5. Reconsider that King
Bedrooms in new builds are shrinking rapidly. The average for a double bedroom is 14 square metres i.e. 4.0 metres x 3.5 metres. Once you take out a slab for the wardrobe, a bit for the door to open into, and a piece for the ensuite access, you’re left with less than 1/2 a metre to manoeuvre around your king sized bed. Of course, all bedroom dimensions are different, but check your sizes VERY carefully before buying His Royal Highness, and consider switching down to a Queen if its not adding up. Its a wonderful thing to be able to get dressed, make the bed, and draw the curtains you know!
6. Hit up your developer about appliance or curtain packages.
Developers generally have relationships with suppliers and may well be able to offer you a standard appliance or curtain package with your home which will be cheaper, easier and save you a lot of leg work. Just ask.
7. Dont fudge the final inspection.
Give yourself plenty of time (at least an hour) for your final inspection and if its wrong – make sure its fixed before you sign off. Yup, you are desperate to move in, and cant wait to make this baby yours – BUT…brand new houses will always have something not quite 100% – so save yourself, and your builder time, money and stress down the road by getting your ‘snag’ list sorted before you move in. Sure, you’re Master Builder guarantee will make sure any larger issues are ironed out for you after moving in, but cosmetic things will be put down to your damage while moving in most likely. New houses are great, so make the most of this opportunity to get your house in the most perfect condition it will ever be again!
8. Don’t be a walking piggy bank for tradies.
Your builder will show you through your new home and let you know where all your services – water heater/fuse box etc are. Pay attention! Then, when you plugged something in, and all of a sudden your power doesn’t work – No problem! You can fix this yourself in 2 seconds. I’ve known people who had to call a plumber to turn on their hot water cylinder. A new home is the perfect opportunity to acquaint yourself with the age old art of taking care of the little things yourself. Embrace it, you’ll have no-one to blame but yourself when you cant find the water main.
9. Hang out in your new hood.
Home is where the heart is, and making friends, finding a favourite coffee spot, and the best place to walk Puggles off-leash is the only way to start falling deeply in love with your new home and its surrounds. Embrace the new opportunities. Say yes to your neighbours casual invite for a barbie, smile at those you walk past on the street, join your neighbourhood watch and get to know your baristas name. Resist the temptation to return to your old neighbourhood every weekend, this is a whole new phase of life Chrisopher Robin!
10. Make your vision a reality
Admit it, you’ve got a picture in your head of your life in this home. Try to clear out the extraneous stuff – the hot-right-now colours, the designer furniture – and focus on what this vision is and what it consists of. Use that clearer picture to guide you as you choose furnishings to buy, cull and keep. Don’t be afraid to contact an interior designer if you’re feeling stuck – and most home-ware companies offer free advice if you’re feeling stuck and broke.
11. Get Arty
Nothing says more about you and makes your home seem like that of an interesting human being, than art.

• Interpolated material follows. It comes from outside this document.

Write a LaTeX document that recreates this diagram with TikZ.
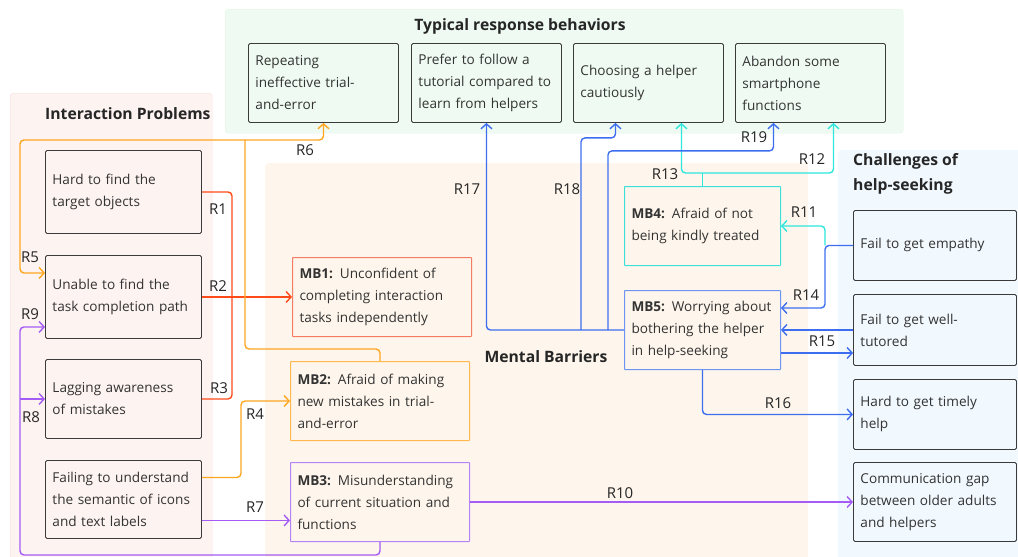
\documentclass[tikz,border=0pt]{standalone}
\usepackage{fontspec}
\setmainfont{Open Sans}
\usetikzlibrary{arrows.meta, positioning, calc}

\definecolor{txt}{HTML}{333333}
\definecolor{boxline}{HTML}{3A3A3A}
\definecolor{ipfill}{HTML}{FDF3F1}
\definecolor{ipline}{HTML}{F8DEDC}
\definecolor{trfill}{HTML}{EFFBF2}
\definecolor{trline}{HTML}{DFF5E5}
\definecolor{mbfill}{HTML}{FEF6EC}
\definecolor{chfill}{HTML}{F1F8FE}
\definecolor{redR}{HTML}{FF4A1A}
\definecolor{orangeR}{HTML}{FFA620}
\definecolor{purpleR}{HTML}{A55BF5}
\definecolor{cyanR}{HTML}{2EE6DD}
\definecolor{blueR}{HTML}{3D6EF0}
\definecolor{mbred}{HTML}{F47C64}
\definecolor{mborange}{HTML}{FFB84D}
\definecolor{mbpurple}{HTML}{B583F5}
\definecolor{mbcyan}{HTML}{3DE0D8}
\definecolor{mbblue}{HTML}{6E95F2}

\newcommand{\boxfont}{\fontsize{13.6}{22}\selectfont}
\tikzstyle{group} = [rectangle, anchor=north west, inner sep=0pt, rounded corners=3pt]
\tikzstyle{title} = [anchor=west, inner sep=0pt, text=black!85, font=\fontsize{15.7}{25}\selectfont\bfseries, align=left]
\tikzstyle{entry} = [rectangle, draw=boxline, line width=0.9pt, rounded corners=1.5pt, anchor=north west, inner xsep=7pt, align=left, text=txt, font=\boxfont]
\tikzstyle{prob} = [entry, fill=ipfill, text width=142pt, minimum height=83pt]
\tikzstyle{resp} = [entry, fill=trfill, text width=136pt, minimum height=79pt]
\tikzstyle{chal} = [entry, fill=chfill, text width=149pt, minimum height=70pt]
\tikzstyle{barrier} = [entry, fill=mbfill, line width=1pt, rounded corners=0.5pt, minimum height=79pt]
\tikzstyle{lab} = [inner sep=0pt, text=black!85, font=\fontsize{15}{18}\selectfont]
\tikzstyle{wire} = [draw, line width=1.4pt, rounded corners=4pt]
\tikzstyle{line} = [wire, -{Straight Barb[length=5pt,width=11pt,line width=1.4pt]}]

\begin{document}
\begin{tikzpicture}[x=1pt, y=-1pt]
    \useasboundingbox (0,0) rectangle (1018,557);

    % Groups
    \node [group, fill=ipfill, draw=ipline, minimum width=202pt, minimum height=470pt] (ipgrp) at (10,93) {};
    \node [group, fill=trfill, draw=trline, minimum width=678pt, minimum height=124pt] (trgrp) at (225,9) {};
    \node [group, fill=mbfill, minimum width=543pt, minimum height=400pt] (mbgrp) at (265,163) {};
    \node [group, fill=chfill, minimum width=185pt, minimum height=410pt] (chgrp) at (838,150) {};

    \node [title] (iptitle) at (45,114) {Interaction Problems};
    \node [title, anchor=center] (trtitle) at (520,26) {Typical response behaviors};
    \node [title, anchor=center] (mbtitle) at (546,357) {Mental Barriers};
    \node [title, anchor=north west] (chtitle) at (853,153) {Challenges of\\help-seeking};

    % Nodes
    \node [prob] (ip1) at (45,150) {Hard to find the\\target objects};
    \node [prob] (ip2) at (45,255) {Unable to find the\\task completion path};
    \node [prob, minimum height=79pt] (ip3) at (45,359) {Lagging awareness\\of mistakes};
    \node [prob, minimum height=78pt] (ip4) at (45,460) {Failing to understand\\the semantic of icons\\and text labels};

    \node [resp] (tr1) at (248,43) {Repeating\\ineffective trial-\\and-error};
    \node [resp] (tr2) at (411,43) {Prefer to follow a\\tutorial compared to\\learn from helpers};
    \node [resp] (tr3) at (573,43) {Choosing a helper\\cautiously};
    \node [resp] (tr4) at (735,43) {Abandon some\\smartphone\\functions};

    \node [barrier, draw=mbred, text width=165pt] (mb1) at (292,257) {\textbf{MB1:} Unconfident of\\completing interaction\\tasks independently};
    \node [barrier, draw=mborange, text width=165pt] (mb2) at (290,361) {\textbf{MB2:} Afraid of making\\new mistakes in trial-\\and-error};
    \node [barrier, draw=mbpurple, text width=165pt] (mb3) at (290,462) {\textbf{MB3:} Misunderstanding\\of current situation and\\functions};
    \node [barrier, draw=mbcyan, text width=142pt] (mb4) at (624,186) {\textbf{MB4:} Afraid of not\\being kindly treated};
    \node [barrier, draw=mbblue, text width=142pt] (mb5) at (624,290) {\textbf{MB5:} Worrying about\\bothering the helper\\in help-seeking};

    \node [chal] (ch1) at (853,210) {Fail to get empathy};
    \node [chal, minimum height=71pt] (ch2) at (853,294) {Fail to get well-\\tutored};
    \node [chal] (ch3) at (853,379) {Hard to get timely\\help};
    \node [chal, minimum height=79pt] (ch4) at (853,462) {Communication gap\\between older adults\\and helpers};

    % Lines
    \coordinate (rj) at (232,296);
    \coordinate (oj) at (245,140);
    \coordinate (rail) at (20,555);

    \path [wire, draw=redR] (ip1.east) -| (rj);
    \path [wire, draw=redR] (ip3.east) -| (rj);
    \path [line, draw=redR] (ip2.east) -- (ip2.east -| mb1.west);

    \path [line, draw=orangeR] ($(ip4.east)+(0,-22)$) -| ($(mb2.west)+(-49,0)$) -- (mb2.west);
    \path [wire, draw=orangeR] (mb2.north) -- ++(0,-12) -| (oj);
    \path [line, draw=orangeR] (oj) -| (tr1.south);
    \path [line, draw=orangeR] (oj) -| ($(ip2.west)+(-25,-24)$) -- ($(ip2.west)+(0,-24)$);

    \path [line, draw=purpleR] ($(ip4.east)+(0,21)$) coordinate (r7s) -- (r7s -| mb3.west);
    \path [line, draw=purpleR] (mb3.south) |- (rail) |- ($(ip2.west)+(0,30)$);
    \path [line, draw=purpleR] (rail |- ip3.west) -- (ip3.west);
    \path [line, draw=purpleR] (mb3.east) -- (mb3.east -| ch4.west);

    \path [line, draw=cyanR] ($(ch1.west)+(-28,0)$) |- (mb4.east);
    \path [wire, draw=cyanR] (mb4.north) -- ++(0,-13) coordinate (cj);
    \path [line, draw=cyanR] (cj) -| ($(tr3.south)+(33,0)$);
    \path [line, draw=cyanR] (cj) -| ($(tr4.south)+(23,0)$);

    \path [line, draw=blueR] (ch1.west) -- ++(-28,0) |- ($(mb5.east)+(0,-22)$);
    \path [line, draw=blueR] (ch2.west) -- (ch2.west -| mb5.east);
    \path [line, draw=blueR] ($(mb5.east)+(0,23)$) coordinate (r15s) -- (r15s -| ch2.west);
    \path [line, draw=blueR] (mb5.south) |- (ch3.west);
    \path [line, draw=blueR] (mb5.west) -| (tr2.south);
    \path [line, draw=blueR] ($(mb5.west)+(-43,0)$) |- ($(tr3.south)+(-33,15)$) -- ($(tr3.south)+(-33,0)$);
    \path [line, draw=blueR] ($(mb5.west)+(-16,0)$) |- ($(tr4.south)+(-37,28)$) -- ($(tr4.south)+(-37,0)$);

    % Labels
    \node [lab] (l1) at (218,209) {R1};
    \node [lab] (l2) at (218,286) {R2};
    \node [lab] (l3) at (219,388) {R3};
    \node [lab] (l4) at (255,414) {R4};
    \node [lab] (l5) at (30,257) {R5};
    \node [lab] (l6) at (305,150) {R6};
    \node [lab] (l7) at (255,507) {R7};
    \node [lab] (l8) at (31,417) {R8};
    \node [lab] (l9) at (30,314) {R9};
    \node [lab] (l10) at (620,493) {R10};
    \node [lab] (l11) at (804,212) {R11};
    \node [lab] (l12) at (812,159) {R12};
    \node [lab] (l13) at (665,174) {R13};
    \node [lab] (l14) at (806,295) {R14};
    \node [lab] (l15) at (822,341) {R15};
    \node [lab] (l16) at (778,403) {R16};
    \node [lab] (l17) at (467,189) {R17};
    \node [lab] (l18) at (567,189) {R18};
    \node [lab] (l19) at (754,137) {R19};

\end{tikzpicture}
\end{document}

Please please please don’t buy cheap bulk reproduction prints from homeware stores! Community art galleries, Auctions, Uni shows, School exhibitions are all excellent places to buy original art work and photography affordably – and certainly may be cheaper than you bought that canvas print from the big box store for. You may even be surprised at what you can afford from serious galleries. Limited edition prints are a great way to get art which may increase in value for a good price too. Remember, when you buy art, you are investing into another persons creative self too – well worth that extra $10 hmmm?